SOURCE DATA:
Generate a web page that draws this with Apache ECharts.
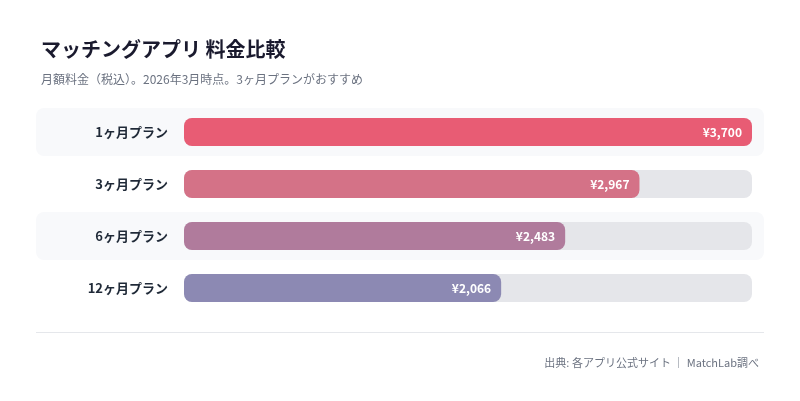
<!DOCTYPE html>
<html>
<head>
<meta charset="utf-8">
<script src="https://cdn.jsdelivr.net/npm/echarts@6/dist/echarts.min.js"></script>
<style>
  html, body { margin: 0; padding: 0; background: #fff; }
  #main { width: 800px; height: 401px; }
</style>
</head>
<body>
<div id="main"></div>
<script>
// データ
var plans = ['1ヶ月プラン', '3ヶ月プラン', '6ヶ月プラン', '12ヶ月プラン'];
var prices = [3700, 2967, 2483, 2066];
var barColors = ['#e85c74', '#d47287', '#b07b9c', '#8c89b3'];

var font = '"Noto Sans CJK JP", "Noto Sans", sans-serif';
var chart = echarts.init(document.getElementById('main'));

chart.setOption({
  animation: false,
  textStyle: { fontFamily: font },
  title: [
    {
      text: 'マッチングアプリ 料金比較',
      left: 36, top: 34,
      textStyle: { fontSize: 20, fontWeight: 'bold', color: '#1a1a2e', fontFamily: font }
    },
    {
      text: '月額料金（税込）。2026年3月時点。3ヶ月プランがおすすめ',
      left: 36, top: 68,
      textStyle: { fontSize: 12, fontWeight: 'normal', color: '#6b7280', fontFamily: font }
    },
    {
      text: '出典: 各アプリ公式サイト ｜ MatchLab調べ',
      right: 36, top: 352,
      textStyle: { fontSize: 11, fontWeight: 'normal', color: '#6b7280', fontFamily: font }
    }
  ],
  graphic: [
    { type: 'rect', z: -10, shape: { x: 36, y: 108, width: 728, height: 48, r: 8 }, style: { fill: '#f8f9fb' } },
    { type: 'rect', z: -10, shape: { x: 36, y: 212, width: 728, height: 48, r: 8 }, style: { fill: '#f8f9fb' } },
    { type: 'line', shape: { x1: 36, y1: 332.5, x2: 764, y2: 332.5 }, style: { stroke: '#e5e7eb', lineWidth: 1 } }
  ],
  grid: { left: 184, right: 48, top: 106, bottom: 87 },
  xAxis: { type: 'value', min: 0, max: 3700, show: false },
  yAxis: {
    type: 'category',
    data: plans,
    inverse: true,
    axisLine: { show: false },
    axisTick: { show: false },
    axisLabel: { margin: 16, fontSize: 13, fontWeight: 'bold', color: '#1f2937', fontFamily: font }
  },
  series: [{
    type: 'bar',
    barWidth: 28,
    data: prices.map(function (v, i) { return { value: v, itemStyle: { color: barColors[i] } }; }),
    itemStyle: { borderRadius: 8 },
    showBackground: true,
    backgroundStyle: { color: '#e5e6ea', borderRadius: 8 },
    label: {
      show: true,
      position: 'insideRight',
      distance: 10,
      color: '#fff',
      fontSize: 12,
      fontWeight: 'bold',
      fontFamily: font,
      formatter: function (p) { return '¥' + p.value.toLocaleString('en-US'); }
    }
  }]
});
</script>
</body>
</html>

SHORT TASK: Write out again exactly the lines from the start of the data above through the line containing "var chart = echarts.init(document.getElementById('main'));", inclusive, excluding any pictures.

RESPONSE BELOW:
Generate a web page that draws this with Apache ECharts.
<!DOCTYPE html>
<html>
<head>
<meta charset="utf-8">
<script src="https://cdn.jsdelivr.net/npm/echarts@6/dist/echarts.min.js"></script>
<style>
  html, body { margin: 0; padding: 0; background: #fff; }
  #main { width: 800px; height: 401px; }
</style>
</head>
<body>
<div id="main"></div>
<script>
// データ
var plans = ['1ヶ月プラン', '3ヶ月プラン', '6ヶ月プラン', '12ヶ月プラン'];
var prices = [3700, 2967, 2483, 2066];
var barColors = ['#e85c74', '#d47287', '#b07b9c', '#8c89b3'];

var font = '"Noto Sans CJK JP", "Noto Sans", sans-serif';
var chart = echarts.init(document.getElementById('main'));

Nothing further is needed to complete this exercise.